(O fim do ano aproxima-se e é tempo do SNS se confrontar de novo com a organização da formação especializada que o internato dos jovens médicos deverá assegurar. É um momento de grande relevância, pois é ele que nos traz evidência sobre o modo como a carreira no SNS está ou não a interessar os médicos formados nas diferentes Faculdades de Medicina. A procura social pelas diferentes especialidades revela-se é óbvio também noutras circunstâncias que, teoricamente, deveria começar a manifestar-se na formação inicial. A procura manifestada relativamente às diferentes vagas criadas transporta consigo duas informações essenciais. Primeiro, do ponto de vista global e absoluto tende a revelar o interesse dos jovens médicos pela carreira no SNS. Segundo, o modo como as diferentes vagas de especialidades são preenchidas fornece-nos informação decisiva sobre o tipo de medicina que se quer praticar. A Ordem dos Médicos emitiu por estes dias um comentário de elevada preocupação sobre a procura que se manifestou para as formações especializadas que se iniciam nos primeiros dias de janeiro de 2026. Segundo esse comentário, das 2.331 vagas abertas, ficaram por preencher cerca de 500, cabendo a fava da baixa procura à Medicina Geral e Familiar, com 229 lugares por preencher e a Medicina Interna com 98 lugares vazios.
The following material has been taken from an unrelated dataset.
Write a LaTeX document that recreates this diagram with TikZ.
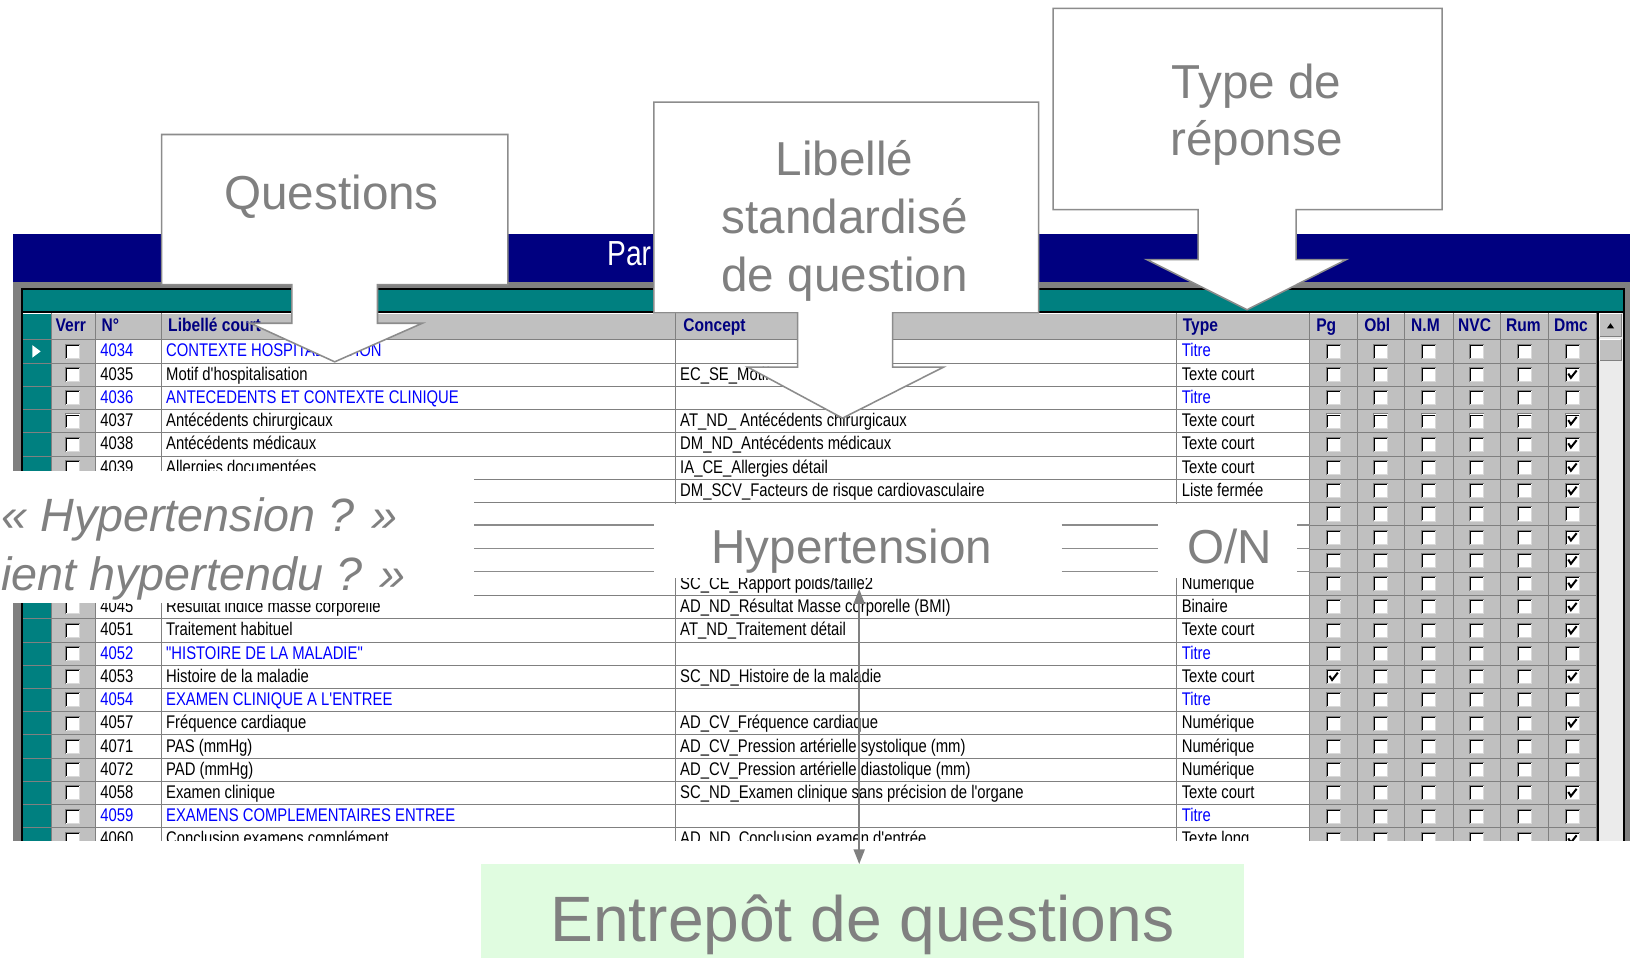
\documentclass[tikz,border=0pt]{standalone}
\usepackage{fontspec}
\setmainfont{Liberation Sans}
\newfontfamily\tabfont[FakeStretch=0.81]{Liberation Sans}
\newfontfamily\headfont[FakeStretch=0.85]{Liberation Sans}
\usetikzlibrary{arrows.meta}
\definecolor{winnavy}{RGB}{0,0,128}
\definecolor{winteal}{RGB}{0,128,128}
\definecolor{wingray}{RGB}{192,192,192}
\definecolor{windark}{RGB}{128,128,128}
\definecolor{callgray}{RGB}{128,128,128}
\definecolor{storegreen}{RGB}{224,252,224}
\definecolor{titreblue}{RGB}{0,0,255}
\def\rowy#1{337+22.29*#1}
\newcommand{\chkbox}[2]{%
  \fill[white] (#1-7,#2-7) rectangle (#1+7,#2+7);
  \draw[windark] (#1-7,#2+7) -- (#1-7,#2-7) -- (#1+7,#2-7);
  \draw[black] (#1-6,#2+6) -- (#1-6,#2-6) -- (#1+6,#2-6);
  \draw[black!15] (#1-6,#2+6.5) -- (#1+6.5,#2+6.5) -- (#1+6.5,#2-6);}
\newcommand{\chkmark}[2]{%
  \draw[line width=1.1pt] (#1-4,#2-1) -- (#1-1.5,#2+3) -- (#1+4,#2-4);}
\newcommand{\qrow}[6]{%
  \node[cell,text=#2] (n#1) at (96,{\rowy{#1}}) {#3};
  \node[cell,text=#2] (l#1) at (159,{\rowy{#1}}) {#4};
  \node[cell] (c#1) at (652,{\rowy{#1}}) {#5};
  \node[cell,text=#2] (t#1) at (1133,{\rowy{#1}}) {#6};}

\begin{document}
\begin{tikzpicture}[x=0.02cm, y=-0.02cm,
    cell/.style={anchor=west, inner sep=0pt, text height=8pt, text depth=2pt,
      font=\tabfont\fontsize{10}{12}\selectfont},
    headcell/.style={anchor=west, inner sep=0pt, text height=8pt, text depth=2pt,
      text=winnavy, font=\headfont\bfseries\fontsize{10}{12}\selectfont},
    callout/.style={draw=black!45, fill=white, line width=0.85pt},
    bigtext/.style={text=callgray, inner sep=0pt, font=\fontsize{26}{31.5}\selectfont},
    asktext/.style={text=callgray, inner sep=0pt, anchor=base west, font=\fontsize{25.5}{31}\selectfont\itshape},
    decoline/.style={draw=black!45, line width=0.85pt},
    linkarrow/.style={draw=callgray, line width=1pt, <->, >={Triangle[length=8pt,width=6pt]}},
    storebox/.style={fill=storegreen, inner sep=0pt, minimum width=14.64cm, minimum height=1.8cm}]
  \useasboundingbox (0,0) rectangle (1568,919);
  %%%%% START %%%%%

  % window title
  \fill[winnavy] (12,224) rectangle (1563,270);
  \node[anchor=base west, inner sep=0pt, text=white, font=\tabfont\fontsize{19}{20}\selectfont] (title) at (582,255) {Par};

  \begin{scope}
    \clip (0,0) rectangle (1568,806);
    \fill[windark] (12,270) rectangle (1563,820);
    \fill[black] (20,276) rectangle (1558,820);
    \fill[winteal] (22,278) rectangle (1556,298);
    \fill[wingray] (22,300) rectangle (1531,820);
    \fill[white] (91,326) rectangle (1256,820);
    \fill[winteal] (22,300) rectangle (49,820);

    % scroll bar
    \fill[black!8] (1533,300) rectangle (1556,820);
    \fill[wingray] (1534,301) rectangle (1555,323);
    \draw[white] (1534,323) -- (1534,301) -- (1555,301);
    \draw[windark] (1534,323) -- (1555,323) -- (1555,301);
    \fill[black] (1541,315) -- (1548,315) -- (1544.5,310) -- cycle;
    \fill[wingray] (1534,325) rectangle (1555,346);
    \draw[white] (1534,346) -- (1534,325) -- (1555,325);
    \draw[windark] (1534,346) -- (1555,346) -- (1555,325);

    % grid
    \draw[white] (22,301) -- (1531,301);
    \foreach \i in {0,...,21}
      \draw[windark] (22,{325.8+22.29*\i}) -- (1531,{325.8+22.29*\i});
    \foreach \cx in {49,91,155,648,1128,1256,1302,1347,1394,1439,1485,1531}
      \draw[windark] (\cx,300) -- (\cx,820);

    % column heads
    \node[headcell] (hverr) at (53,313) {Verr};
    \node[headcell] (hnum) at (97,313) {N°};
    \node[headcell] (hlib) at (161,313) {Libellé court};
    \node[headcell] (hconcept) at (655,313) {Concept};
    \node[headcell] (htype) at (1134,313) {Type};
    \node[headcell] (hpg) at (1262,313) {Pg};
    \node[headcell] (hobl) at (1308,313) {Obl};
    \node[headcell] (hnm) at (1353,313) {N.M};
    \node[headcell] (hnvc) at (1398,313) {NVC};
    \node[headcell] (hrum) at (1444,313) {Rum};
    \node[headcell] (hdmc) at (1490,313) {Dmc};

    \fill[white] (31,331) -- (39,337) -- (31,343) -- cycle;

    % rows
    \qrow{0}{titreblue}{4034}{CONTEXTE HOSPITALISATION}{}{Titre}
    \qrow{1}{black}{4035}{Motif d'hospitalisation}{EC\_SE\_Motif}{Texte court}
    \qrow{2}{titreblue}{4036}{ANTECEDENTS ET CONTEXTE CLINIQUE}{}{Titre}
    \qrow{3}{black}{4037}{Antécédents chirurgicaux}{AT\_ND\_ Antécédents chirurgicaux}{Texte court}
    \qrow{4}{black}{4038}{Antécédents médicaux}{DM\_ND\_Antécédents médicaux}{Texte court}
    \qrow{5}{black}{4039}{Allergies documentées}{IA\_CE\_Allergies détail}{Texte court}
    \qrow{6}{black}{}{}{DM\_SCV\_Facteurs de risque cardiovasculaire}{Liste fermée}
    \qrow{10}{black}{}{}{SC\_CE\_Rapport poids/taille2}{Numérique}
    \qrow{11}{black}{4045}{Résultat indice masse corporelle}{AD\_ND\_Résultat Masse corporelle (BMI)}{Binaire}
    \qrow{12}{black}{4051}{Traitement habituel}{AT\_ND\_Traitement détail}{Texte court}
    \qrow{13}{titreblue}{4052}{"HISTOIRE DE LA MALADIE"}{}{Titre}
    \qrow{14}{black}{4053}{Histoire de la maladie}{SC\_ND\_Histoire de la maladie}{Texte court}
    \qrow{15}{titreblue}{4054}{EXAMEN CLINIQUE A L'ENTREE}{}{Titre}
    \qrow{16}{black}{4057}{Fréquence cardiaque}{AD\_CV\_Fréquence cardiaque}{Numérique}
    \qrow{17}{black}{4071}{PAS (mmHg)}{AD\_CV\_Pression artérielle systolique (mm)}{Numérique}
    \qrow{18}{black}{4072}{PAD (mmHg)}{AD\_CV\_Pression artérielle diastolique (mm)}{Numérique}
    \qrow{19}{black}{4058}{Examen clinique}{SC\_ND\_Examen clinique sans précision de l'organe}{Texte court}
    \qrow{20}{titreblue}{4059}{EXAMENS COMPLEMENTAIRES ENTREE}{}{Titre}
    \qrow{21}{black}{4060}{Conclusion examens complément}{AD\_ND\_Conclusion examen d'entrée}{Texte long}

    % check boxes
    \foreach \i in {0,...,21} {
      \pgfmathsetmacro\yy{337+22.29*\i}
      \foreach \cx in {70,1279,1324,1370,1416,1462,1508} {\chkbox{\cx}{\yy}}
    }
    \foreach \i in {1,3,4,5,6,8,9,10,11,12,14,16,19,21} {
      \pgfmathsetmacro\yy{337+22.29*\i}
      \chkmark{1508}{\yy}
    }
    \chkmark{1279}{649.1}
  \end{scope}

  % white band over the table
  \fill[white] (-10,452) rectangle (455,578);
  \fill[white] (455,483) rectangle (1255.5,554);
  \foreach \yy in {503.5,526,548} {
    \draw[decoline] (455,\yy) -- (627,\yy);
    \draw[decoline] (1018,\yy) -- (1111,\yy);
    \draw[decoline] (1244,\yy) -- (1256,\yy);
  }
  \node[bigtext, anchor=base] (hyp) at (817,540) {Hypertension};
  \node[bigtext, anchor=base] (yesno) at (1179,540) {O/N};
  \node[asktext] (askone) at (1,510) {« Hypertension ? »};
  \node[asktext] (asktwo) at (1,566) {ient hypertendu ? »};

  % question store
  \node[storebox] (store) at (827,874) {};
  \node[bigtext, anchor=base, font=\fontsize{35}{40}\selectfont] (storelbl) at (827,903) {Entrepôt de questions};
  \coordinate (stalk) at (824,565);
  \draw[linkarrow] (stalk) -- (stalk |- store.north);

  % callouts
  \draw[callout] (155,129) -- (487,129) -- (487,273) -- (362,273) -- (362,310) -- (405,310)
    -- (321,347) -- (240,310) -- (280,310) -- (280,273) -- (155,273) -- cycle;
  \node[bigtext, anchor=base] (questions) at (318,201) {Questions};

  \draw[callout] (627,98) -- (996,98) -- (996,300) -- (856,300) -- (856,352) -- (905,352)
    -- (808,401) -- (717,352) -- (765,352) -- (765,300) -- (627,300) -- cycle;
  \node[bigtext, align=center] (libstd) at (810,212) {Libellé\\standardisé\\de question};

  \draw[callout] (1010,8) -- (1383,8) -- (1383,201) -- (1243,201) -- (1243,249) -- (1291,249)
    -- (1196,297) -- (1100,249) -- (1149,249) -- (1149,201) -- (1010,201) -- cycle;
  \node[bigtext, align=center] (rtype) at (1205,110) {Type de\\réponse};

  %%%%% END %%%%%
\end{tikzpicture}
\end{document}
Esta insuficiência de procura para estas duas especialidades é de certo modo recorrente e revela bem o pensamento e vontade dos jovens médicos. No caso da Medicina Geral e Familiar basta ter em conta o número de portugueses sem médico de família para compreender o dramatismo da situação. No que respeita à Medicina Interna, especialidade que muita gente considera a verdadeira medicina, já há muito tempo é considerada pelos jovens médicos demasiado exigente e trabalhosa e seguramente com menos perspetivas de remuneração atrativa se for vontade dos médicos não manter a exclusividade no setor público.)
Parece não haver dúvida de que estamos perante formações especializadas que correspondem a necessidades estratégicas de um SNS que seja organizado a partir da rede de cuidados primários e valorize a perspetiva integrada de olhar para a doença. Ora, não sendo a primeira vez que a procura dos jovens médicos se manifesta neste sentido, o sistema continua a acreditar que basta manipular a variável do número de vagas abertas para atrair os interessados por essas especialidades a partir da formação básica que recebem nas Faculdades de Medicina.
Primeiro, não existe evidência segura de que os diferentes cursos de Medicina organizem os seus conteúdos e práticas médicas de suporte a pensar na resolução do problema atrás mencionado. Há sempre obviamente um Professor que pela sua personalidade nos estimula a uma certa especialidade, mas isso não corresponde a qualquer organização deliberada para influenciar a formação especializada que se pretende atrair.
O modelo continua a ser o da livre escolha, não oferecendo qualquer antídoto para contrariar a declínio da procura social pelas referidas especialidades. Pelo que vou ouvindo e lendo a formação do curso de medicina continua a ser ministrada como se a repartição pelas vagas disponíveis fosse uma distribuição neutra, apenas dependente do número de vagas abertas. Isto parece-me ser uma indiferença trágica e incapaz de modelar a procura social.
Depois, uma de duas. Ou tais especialidades não são consideradas prioritárias (hipótese algo esdrúxula) ou se são entendidas como prioritárias então não se compreende como que é a organização do SNS não estabelece incentivos para captar essa atração desejável.
Podem dizer-me que a Medicina Geral e Familiar e a Medicina Interna são especialidades muito sensíveis ao sistema de valores que deve acompanhar as práticas médicas e que em contextos de apreço pelo retorno rápido e chorudo a sua procura social tenderá a diminuir. Penso que o sistema não tem favorecido a ideia das vocações naturais e que a exiguidade dos contingentes anuais de entrada nas Faculdades de Medicina, barrando o acesso à medicina a muitos jovens, corre o risco de agravar o declínio da procura social mais recetiva a tais especialidades. Ora, seria nessas circunstâncias que os incentivos influenciadores da procura, remuneratórios, mas não só, de carreira também, mais se justificariam.
A organização do SNS é atávica, olha para o problema, reconhece a sua existência e a Ordem dos Médicos também, mas continua a acreditar que a procura desejada se formará espontaneamente. A queda no abismo está aí, plena de evidência, e absurdamente não se vislumbra qualquer ideia ou ação para o evitar.